Errant mining firm rewarded: CEC

Errant mining firm rewarded: CEC

Land mine:

In yet another expose of the State Government’s kindness to firms indulging in illegal mining, the Central Empowered Committee (CEC) of the Supreme has said that the State Forest department had allowed a firm guilty of encroaching on forest, forming an illegal road and causing revenue loss of Rs 14 crore to the State to go scot free.

Worse, the Forest Department had recommended that the erring firm be allocated an additional 70.41 hectares of forest land, the CEC has observed in its report that it has submitted to the Supreme Court.

In its exclusive report submitted to the apext court on illegal mining by Lakshminarayana Mining Company in Sandur range of Bellary, the CEC has observed that the illegal mining and encroachment by the company have been compounded and a case registered for violating the Forest (Conservation) Act 1980, was withdrawn.

Violation of the Forest Act was compounded, omitting 10 hectares of area encroached for approach road and five hectares of area used as dump yard.

The company, operating since 1963, has a mining lease over 175.63 hectares.

The Lokayukta report dated December 18, 2008 indicted the firm for illegal mining and encroaching upon 41.93 hectares of forest area.

The Forest Department registered a case of the offence in violation of the Forest Act in the JMFC court.

The company moved the High Court which ordered a joint survey in the presence of officers of the Forest Department, the Indian Bureau of Mines and the Survey of India. The survey confirmed the encroachment in 35 hectares outside the sanctioned area.

On the direction of the High Court, the Range Forest Officer (RFO) had the firm remove the waste from the  encroached area, but the CEC said the RFO had made no attempt to ascertain whether the waste was iron ore. 
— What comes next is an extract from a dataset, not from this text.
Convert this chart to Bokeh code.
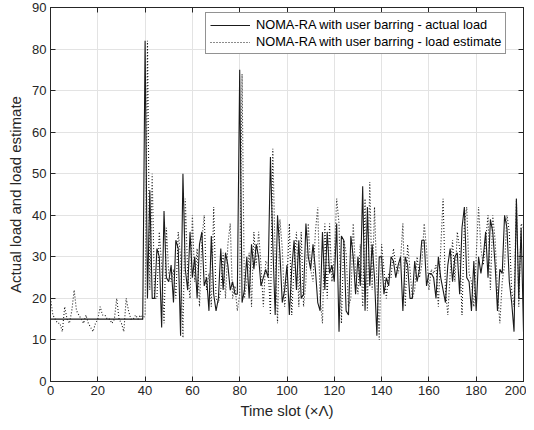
from bokeh.plotting import figure
from bokeh.models import LinearAxis, Range1d, FixedTicker, Legend, LegendItem, ColumnDataSource
from bokeh.embed import file_html
from bokeh.resources import INLINE

time_slots = list(range(0, 201))

actual_load = [15] * 40 + [
    82, 20, 46, 20, 20, 32, 30, 13, 41, 25,
    24, 28, 19, 34, 32, 11, 50, 27, 22, 36,
    25, 30, 20, 33, 36, 23, 25, 17, 35, 21,
    17, 20, 32, 22, 31, 28, 22, 24, 21, 21,
    75, 19, 22, 30, 20, 33, 27, 33, 30, 23,
    25, 27, 25, 54, 33, 16, 40, 31, 19, 22,
    28, 16, 27, 34, 22, 34, 20, 21, 38, 30,
    27, 33, 27, 19, 17, 36, 22, 36, 26, 28,
    24, 38, 12, 35, 34, 17, 16, 35, 30, 21,
    30, 23, 47, 17, 42, 23, 33, 25, 11, 30,
    30, 21, 25, 23, 30, 29, 25, 28, 30, 17,
    30, 28, 20, 20, 29, 24, 27, 34, 34, 23,
    26, 26, 25, 20, 30, 25, 22, 19, 28, 32,
    24, 30, 31, 21, 37, 42, 25, 24, 17, 29,
    17, 30, 26, 30, 36, 25, 39, 36, 28, 17,
    27, 26, 40, 37, 24, 19, 12, 44, 20, 37,
    12,
]

load_estimate = [
    20, 16, 15, 14, 14, 12, 18, 15, 14, 17,
    22, 17, 16, 15, 14, 16, 14, 13, 12, 14,
    15, 18, 16, 16, 15, 15, 14, 15, 20, 15,
    14, 12, 20, 17, 15, 15, 16, 15, 16, 15,
    16, 82, 22, 50, 20, 20, 36, 28, 14, 37,
    26, 24, 27, 20, 36, 30, 10.5, 44, 26, 20,
    40, 24, 32, 18, 34, 40, 22, 26, 18, 42,
    20, 19, 22, 31, 20, 33, 38, 20, 23, 17,
    21, 74, 20, 24, 31, 18, 36, 28, 36, 28,
    18, 29, 28, 16, 56, 30, 14, 39, 32, 18,
    24, 38, 16, 28, 36, 18, 36, 18, 24, 38,
    27, 24, 36, 42, 20, 14, 38, 20, 38, 24,
    30, 44, 38, 14, 34, 31, 18, 20, 38, 26,
    21, 33, 18, 44, 17, 48, 22, 42, 24, 10,
    33, 27, 20, 26, 25, 32, 28, 26, 29, 38,
    18, 33, 27, 20, 22, 30, 25, 28, 38, 32,
    22, 27, 26, 28, 18, 32, 44, 22, 16, 26,
    34, 24, 36, 32, 16, 38, 42, 26, 24, 18,
    30, 42, 32, 28, 34, 40, 22, 40, 34, 22,
    14, 24, 28, 40, 36, 22, 18, 44, 18, 38,
    37,
]

x_ticks = [0, 20, 40, 60, 80, 100, 120, 140, 160, 180, 200]
y_ticks = [0, 10, 20, 30, 40, 50, 60, 70, 80, 90]

legend_labels = [
    "NOMA-RA with user barring - actual load",
    "NOMA-RA with user barring - load estimate",
]

FONT = "Liberation Sans"

p = figure(
    width=526, height=421,
    x_range=Range1d(0, 200), y_range=Range1d(0, 90),
    output_backend="svg", toolbar_location=None,
    min_border_left=50, min_border_right=3, min_border_top=7, min_border_bottom=40,
)
p.background_fill_color = "white"
p.border_fill_color = "white"
p.outline_line_color = "#262626"
p.outline_line_width = 1

src = ColumnDataSource(dict(t=time_slots, a=actual_load, e=load_estimate))
r1 = p.line("t", "a", source=src, line_color="#1a1a1a", line_width=1.1)
r2 = p.line("t", "e", source=src, line_color="#1a1a1a", line_width=1.1, line_dash="1 2")

for ax in p.xaxis:
    ax.ticker = FixedTicker(ticks=x_ticks)
for ax in p.yaxis:
    ax.ticker = FixedTicker(ticks=y_ticks)

def style_axis(ax):
    ax.axis_line_color = "#262626"
    ax.major_tick_line_color = "#262626"
    ax.major_tick_in = 5
    ax.major_tick_out = 0
    ax.minor_tick_line_color = None
    ax.major_label_text_font = FONT
    ax.major_label_text_font_size = "13px"
    ax.major_label_text_color = "#262626"
    ax.axis_label_text_font = FONT
    ax.axis_label_text_font_size = "15px"
    ax.axis_label_text_font_style = "normal"
    ax.axis_label_text_color = "#262626"

p.xaxis.axis_label = "Time slot (×Λ)"
p.yaxis.axis_label = "Actual load and load estimate"
p.xaxis.axis_label_standoff = 4
p.yaxis.axis_label_standoff = 5
p.xaxis.major_label_standoff = 4
p.yaxis.major_label_standoff = 4
style_axis(p.xaxis[0])
style_axis(p.yaxis[0])

# Box axes (top / right) with inward ticks and no labels
top_ax = LinearAxis(ticker=FixedTicker(ticks=x_ticks),
                    major_label_overrides={t: "" for t in x_ticks})
right_ax = LinearAxis(ticker=FixedTicker(ticks=y_ticks),
                      major_label_overrides={t: "" for t in y_ticks})
style_axis(top_ax)
style_axis(right_ax)
top_ax.major_label_standoff = 0
right_ax.major_label_standoff = 0
p.add_layout(top_ax, "above")
p.add_layout(right_ax, "right")

p.xgrid.grid_line_color = "#e3e3e3"
p.ygrid.grid_line_color = "#e3e3e3"
p.xgrid.ticker = FixedTicker(ticks=x_ticks)
p.ygrid.ticker = FixedTicker(ticks=y_ticks)

legend = Legend(
    items=[LegendItem(label=legend_labels[0], renderers=[r1]),
           LegendItem(label=legend_labels[1], renderers=[r2])],
    location=(155, 327),
    label_text_font=FONT, label_text_font_size="12.8px", label_text_color="#000000",
    border_line_color="#262626", border_line_width=1,
    background_fill_color="white", background_fill_alpha=1.0,
    glyph_width=40, glyph_height=14, label_height=14,
    spacing=2, padding=4, margin=0, label_standoff=6,
)
p.add_layout(legend)

open("out.html", "w").write(file_html(p, INLINE))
During their visit, the CEC members were shocked to find the mining pit, where ore was extracted illegally, neatly filled in and planted over.

RFO’s investigation report

According to the RFO’s investigation report, the road (passing through the forest area) was widened by 2.5 metre over and above the existing 7.5-metre wide for a distance of 4.325 km; and 2.80 hectares of the illegally mined area was filled in.

The State government was of the view that the company deliberately attempted to destroy the evidence of alleged illegal mining in the already surrendered forest area.

The RFO, Sandur range, estimated the damage caused to environment and forest at Rs 1.6 crore and the value of iron ore seized at the surrendered mine site at Rs 14 crore, excluding the value of the ore already extracted and transported from the area.

The committee observed that the company was shown undue favour by compounding illegal mining and encroachment, and also by withdrawing the forest offence case.